»»

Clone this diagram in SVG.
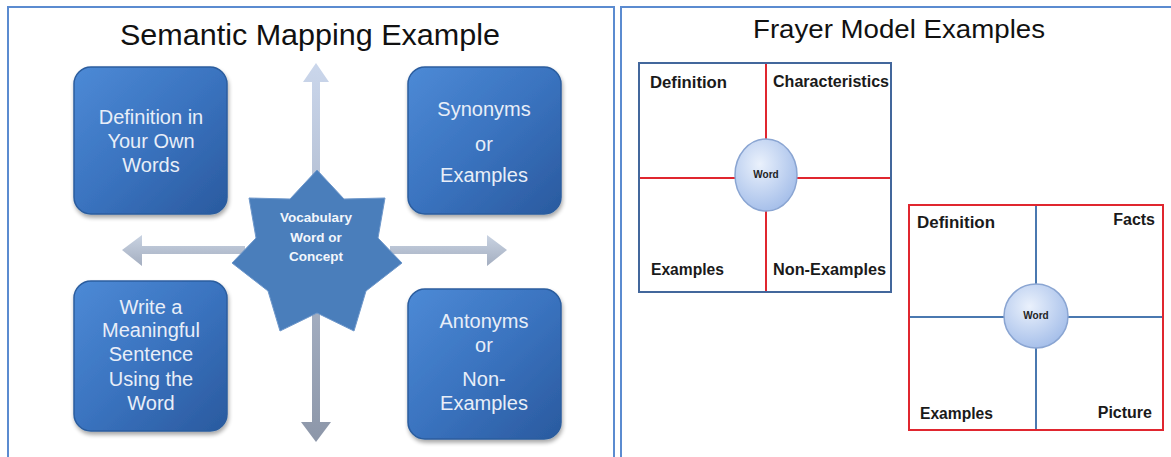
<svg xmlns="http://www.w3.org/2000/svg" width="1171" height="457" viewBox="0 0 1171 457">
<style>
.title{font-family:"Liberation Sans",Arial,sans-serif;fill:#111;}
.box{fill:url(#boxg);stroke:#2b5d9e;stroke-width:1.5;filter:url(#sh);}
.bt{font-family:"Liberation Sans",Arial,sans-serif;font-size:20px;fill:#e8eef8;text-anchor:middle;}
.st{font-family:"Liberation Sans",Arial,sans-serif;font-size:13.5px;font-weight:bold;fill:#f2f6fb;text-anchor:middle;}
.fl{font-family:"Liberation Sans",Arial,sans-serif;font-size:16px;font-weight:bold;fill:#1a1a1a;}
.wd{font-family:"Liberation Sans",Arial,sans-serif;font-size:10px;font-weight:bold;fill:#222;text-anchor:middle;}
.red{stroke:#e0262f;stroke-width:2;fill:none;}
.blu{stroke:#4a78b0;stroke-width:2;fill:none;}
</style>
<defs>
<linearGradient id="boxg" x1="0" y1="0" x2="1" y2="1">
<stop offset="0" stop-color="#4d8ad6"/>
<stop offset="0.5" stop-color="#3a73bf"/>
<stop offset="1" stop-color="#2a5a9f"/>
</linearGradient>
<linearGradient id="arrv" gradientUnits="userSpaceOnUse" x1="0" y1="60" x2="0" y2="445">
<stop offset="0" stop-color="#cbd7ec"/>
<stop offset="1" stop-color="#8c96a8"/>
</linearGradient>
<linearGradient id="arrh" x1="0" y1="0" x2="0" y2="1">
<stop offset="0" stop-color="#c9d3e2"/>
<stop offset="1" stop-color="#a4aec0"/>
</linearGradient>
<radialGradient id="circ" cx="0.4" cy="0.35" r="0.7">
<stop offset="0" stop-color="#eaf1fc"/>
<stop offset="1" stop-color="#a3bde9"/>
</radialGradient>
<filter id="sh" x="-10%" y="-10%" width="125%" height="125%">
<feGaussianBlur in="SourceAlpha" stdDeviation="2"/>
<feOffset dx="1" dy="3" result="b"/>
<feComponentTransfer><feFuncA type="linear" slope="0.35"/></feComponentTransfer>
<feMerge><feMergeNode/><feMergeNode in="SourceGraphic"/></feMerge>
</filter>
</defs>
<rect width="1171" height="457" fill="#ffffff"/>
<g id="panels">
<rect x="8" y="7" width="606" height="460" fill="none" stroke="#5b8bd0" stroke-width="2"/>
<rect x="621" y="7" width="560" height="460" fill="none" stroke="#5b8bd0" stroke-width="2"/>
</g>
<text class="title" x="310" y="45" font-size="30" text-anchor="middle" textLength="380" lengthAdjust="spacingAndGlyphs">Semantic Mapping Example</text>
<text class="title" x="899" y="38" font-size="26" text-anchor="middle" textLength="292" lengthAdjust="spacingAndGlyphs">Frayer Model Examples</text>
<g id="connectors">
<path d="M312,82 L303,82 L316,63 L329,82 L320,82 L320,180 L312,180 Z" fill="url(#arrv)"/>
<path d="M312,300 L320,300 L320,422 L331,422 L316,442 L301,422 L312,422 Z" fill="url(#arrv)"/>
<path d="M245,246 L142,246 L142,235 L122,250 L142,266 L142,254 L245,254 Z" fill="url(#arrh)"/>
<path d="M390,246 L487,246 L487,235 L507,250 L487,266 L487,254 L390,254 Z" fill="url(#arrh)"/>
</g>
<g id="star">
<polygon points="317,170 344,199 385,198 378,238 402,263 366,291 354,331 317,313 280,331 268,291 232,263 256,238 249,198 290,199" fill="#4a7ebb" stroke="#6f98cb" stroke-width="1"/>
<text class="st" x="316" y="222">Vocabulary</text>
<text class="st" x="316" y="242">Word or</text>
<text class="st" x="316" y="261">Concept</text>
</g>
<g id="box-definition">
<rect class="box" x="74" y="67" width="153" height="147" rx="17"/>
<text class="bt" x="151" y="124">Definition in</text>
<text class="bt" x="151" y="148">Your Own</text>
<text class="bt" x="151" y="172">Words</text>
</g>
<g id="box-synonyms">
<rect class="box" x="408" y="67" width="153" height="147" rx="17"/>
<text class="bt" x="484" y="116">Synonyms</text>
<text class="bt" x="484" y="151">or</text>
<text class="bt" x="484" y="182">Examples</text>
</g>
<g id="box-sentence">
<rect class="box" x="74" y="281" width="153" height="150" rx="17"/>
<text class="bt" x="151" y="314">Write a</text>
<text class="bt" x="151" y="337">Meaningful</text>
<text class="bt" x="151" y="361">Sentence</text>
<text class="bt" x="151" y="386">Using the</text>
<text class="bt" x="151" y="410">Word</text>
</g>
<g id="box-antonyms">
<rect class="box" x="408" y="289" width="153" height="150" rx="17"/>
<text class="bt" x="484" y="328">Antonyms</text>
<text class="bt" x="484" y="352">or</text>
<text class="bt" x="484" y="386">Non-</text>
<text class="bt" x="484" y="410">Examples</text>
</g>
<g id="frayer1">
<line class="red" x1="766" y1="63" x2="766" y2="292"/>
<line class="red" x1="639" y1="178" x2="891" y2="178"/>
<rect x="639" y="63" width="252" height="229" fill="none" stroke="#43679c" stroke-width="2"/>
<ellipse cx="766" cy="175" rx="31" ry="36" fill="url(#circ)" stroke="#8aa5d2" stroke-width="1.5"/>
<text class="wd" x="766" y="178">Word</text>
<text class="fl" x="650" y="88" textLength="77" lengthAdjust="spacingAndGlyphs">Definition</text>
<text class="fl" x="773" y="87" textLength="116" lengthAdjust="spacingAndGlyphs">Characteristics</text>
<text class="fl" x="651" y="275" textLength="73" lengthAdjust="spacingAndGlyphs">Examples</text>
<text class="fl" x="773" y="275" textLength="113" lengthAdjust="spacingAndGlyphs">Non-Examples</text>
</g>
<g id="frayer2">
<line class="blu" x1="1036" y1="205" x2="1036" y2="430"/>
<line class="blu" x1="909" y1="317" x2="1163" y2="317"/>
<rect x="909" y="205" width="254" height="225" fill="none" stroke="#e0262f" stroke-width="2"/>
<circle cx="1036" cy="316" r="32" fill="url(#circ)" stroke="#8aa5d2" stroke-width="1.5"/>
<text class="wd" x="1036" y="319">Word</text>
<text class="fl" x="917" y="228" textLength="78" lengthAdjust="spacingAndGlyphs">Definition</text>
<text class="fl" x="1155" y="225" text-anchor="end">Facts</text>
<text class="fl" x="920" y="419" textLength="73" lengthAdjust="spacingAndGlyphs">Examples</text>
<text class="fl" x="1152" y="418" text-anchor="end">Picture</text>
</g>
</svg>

««

Copy the data character for character, but drop all pictures from the copy.

(EXERCISE SOLUTION)
Clone this diagram in SVG.
<svg xmlns="http://www.w3.org/2000/svg" width="1171" height="457" viewBox="0 0 1171 457">
<style>
.title{font-family:"Liberation Sans",Arial,sans-serif;fill:#111;}
.box{fill:url(#boxg);stroke:#2b5d9e;stroke-width:1.5;filter:url(#sh);}
.bt{font-family:"Liberation Sans",Arial,sans-serif;font-size:20px;fill:#e8eef8;text-anchor:middle;}
.st{font-family:"Liberation Sans",Arial,sans-serif;font-size:13.5px;font-weight:bold;fill:#f2f6fb;text-anchor:middle;}
.fl{font-family:"Liberation Sans",Arial,sans-serif;font-size:16px;font-weight:bold;fill:#1a1a1a;}
.wd{font-family:"Liberation Sans",Arial,sans-serif;font-size:10px;font-weight:bold;fill:#222;text-anchor:middle;}
.red{stroke:#e0262f;stroke-width:2;fill:none;}
.blu{stroke:#4a78b0;stroke-width:2;fill:none;}
</style>
<defs>
<linearGradient id="boxg" x1="0" y1="0" x2="1" y2="1">
<stop offset="0" stop-color="#4d8ad6"/>
<stop offset="0.5" stop-color="#3a73bf"/>
<stop offset="1" stop-color="#2a5a9f"/>
</linearGradient>
<linearGradient id="arrv" gradientUnits="userSpaceOnUse" x1="0" y1="60" x2="0" y2="445">
<stop offset="0" stop-color="#cbd7ec"/>
<stop offset="1" stop-color="#8c96a8"/>
</linearGradient>
<linearGradient id="arrh" x1="0" y1="0" x2="0" y2="1">
<stop offset="0" stop-color="#c9d3e2"/>
<stop offset="1" stop-color="#a4aec0"/>
</linearGradient>
<radialGradient id="circ" cx="0.4" cy="0.35" r="0.7">
<stop offset="0" stop-color="#eaf1fc"/>
<stop offset="1" stop-color="#a3bde9"/>
</radialGradient>
<filter id="sh" x="-10%" y="-10%" width="125%" height="125%">
<feGaussianBlur in="SourceAlpha" stdDeviation="2"/>
<feOffset dx="1" dy="3" result="b"/>
<feComponentTransfer><feFuncA type="linear" slope="0.35"/></feComponentTransfer>
<feMerge><feMergeNode/><feMergeNode in="SourceGraphic"/></feMerge>
</filter>
</defs>
<rect width="1171" height="457" fill="#ffffff"/>
<g id="panels">
<rect x="8" y="7" width="606" height="460" fill="none" stroke="#5b8bd0" stroke-width="2"/>
<rect x="621" y="7" width="560" height="460" fill="none" stroke="#5b8bd0" stroke-width="2"/>
</g>
<text class="title" x="310" y="45" font-size="30" text-anchor="middle" textLength="380" lengthAdjust="spacingAndGlyphs">Semantic Mapping Example</text>
<text class="title" x="899" y="38" font-size="26" text-anchor="middle" textLength="292" lengthAdjust="spacingAndGlyphs">Frayer Model Examples</text>
<g id="connectors">
<path d="M312,82 L303,82 L316,63 L329,82 L320,82 L320,180 L312,180 Z" fill="url(#arrv)"/>
<path d="M312,300 L320,300 L320,422 L331,422 L316,442 L301,422 L312,422 Z" fill="url(#arrv)"/>
<path d="M245,246 L142,246 L142,235 L122,250 L142,266 L142,254 L245,254 Z" fill="url(#arrh)"/>
<path d="M390,246 L487,246 L487,235 L507,250 L487,266 L487,254 L390,254 Z" fill="url(#arrh)"/>
</g>
<g id="star">
<polygon points="317,170 344,199 385,198 378,238 402,263 366,291 354,331 317,313 280,331 268,291 232,263 256,238 249,198 290,199" fill="#4a7ebb" stroke="#6f98cb" stroke-width="1"/>
<text class="st" x="316" y="222">Vocabulary</text>
<text class="st" x="316" y="242">Word or</text>
<text class="st" x="316" y="261">Concept</text>
</g>
<g id="box-definition">
<rect class="box" x="74" y="67" width="153" height="147" rx="17"/>
<text class="bt" x="151" y="124">Definition in</text>
<text class="bt" x="151" y="148">Your Own</text>
<text class="bt" x="151" y="172">Words</text>
</g>
<g id="box-synonyms">
<rect class="box" x="408" y="67" width="153" height="147" rx="17"/>
<text class="bt" x="484" y="116">Synonyms</text>
<text class="bt" x="484" y="151">or</text>
<text class="bt" x="484" y="182">Examples</text>
</g>
<g id="box-sentence">
<rect class="box" x="74" y="281" width="153" height="150" rx="17"/>
<text class="bt" x="151" y="314">Write a</text>
<text class="bt" x="151" y="337">Meaningful</text>
<text class="bt" x="151" y="361">Sentence</text>
<text class="bt" x="151" y="386">Using the</text>
<text class="bt" x="151" y="410">Word</text>
</g>
<g id="box-antonyms">
<rect class="box" x="408" y="289" width="153" height="150" rx="17"/>
<text class="bt" x="484" y="328">Antonyms</text>
<text class="bt" x="484" y="352">or</text>
<text class="bt" x="484" y="386">Non-</text>
<text class="bt" x="484" y="410">Examples</text>
</g>
<g id="frayer1">
<line class="red" x1="766" y1="63" x2="766" y2="292"/>
<line class="red" x1="639" y1="178" x2="891" y2="178"/>
<rect x="639" y="63" width="252" height="229" fill="none" stroke="#43679c" stroke-width="2"/>
<ellipse cx="766" cy="175" rx="31" ry="36" fill="url(#circ)" stroke="#8aa5d2" stroke-width="1.5"/>
<text class="wd" x="766" y="178">Word</text>
<text class="fl" x="650" y="88" textLength="77" lengthAdjust="spacingAndGlyphs">Definition</text>
<text class="fl" x="773" y="87" textLength="116" lengthAdjust="spacingAndGlyphs">Characteristics</text>
<text class="fl" x="651" y="275" textLength="73" lengthAdjust="spacingAndGlyphs">Examples</text>
<text class="fl" x="773" y="275" textLength="113" lengthAdjust="spacingAndGlyphs">Non-Examples</text>
</g>
<g id="frayer2">
<line class="blu" x1="1036" y1="205" x2="1036" y2="430"/>
<line class="blu" x1="909" y1="317" x2="1163" y2="317"/>
<rect x="909" y="205" width="254" height="225" fill="none" stroke="#e0262f" stroke-width="2"/>
<circle cx="1036" cy="316" r="32" fill="url(#circ)" stroke="#8aa5d2" stroke-width="1.5"/>
<text class="wd" x="1036" y="319">Word</text>
<text class="fl" x="917" y="228" textLength="78" lengthAdjust="spacingAndGlyphs">Definition</text>
<text class="fl" x="1155" y="225" text-anchor="end">Facts</text>
<text class="fl" x="920" y="419" textLength="73" lengthAdjust="spacingAndGlyphs">Examples</text>
<text class="fl" x="1152" y="418" text-anchor="end">Picture</text>
</g>
</svg>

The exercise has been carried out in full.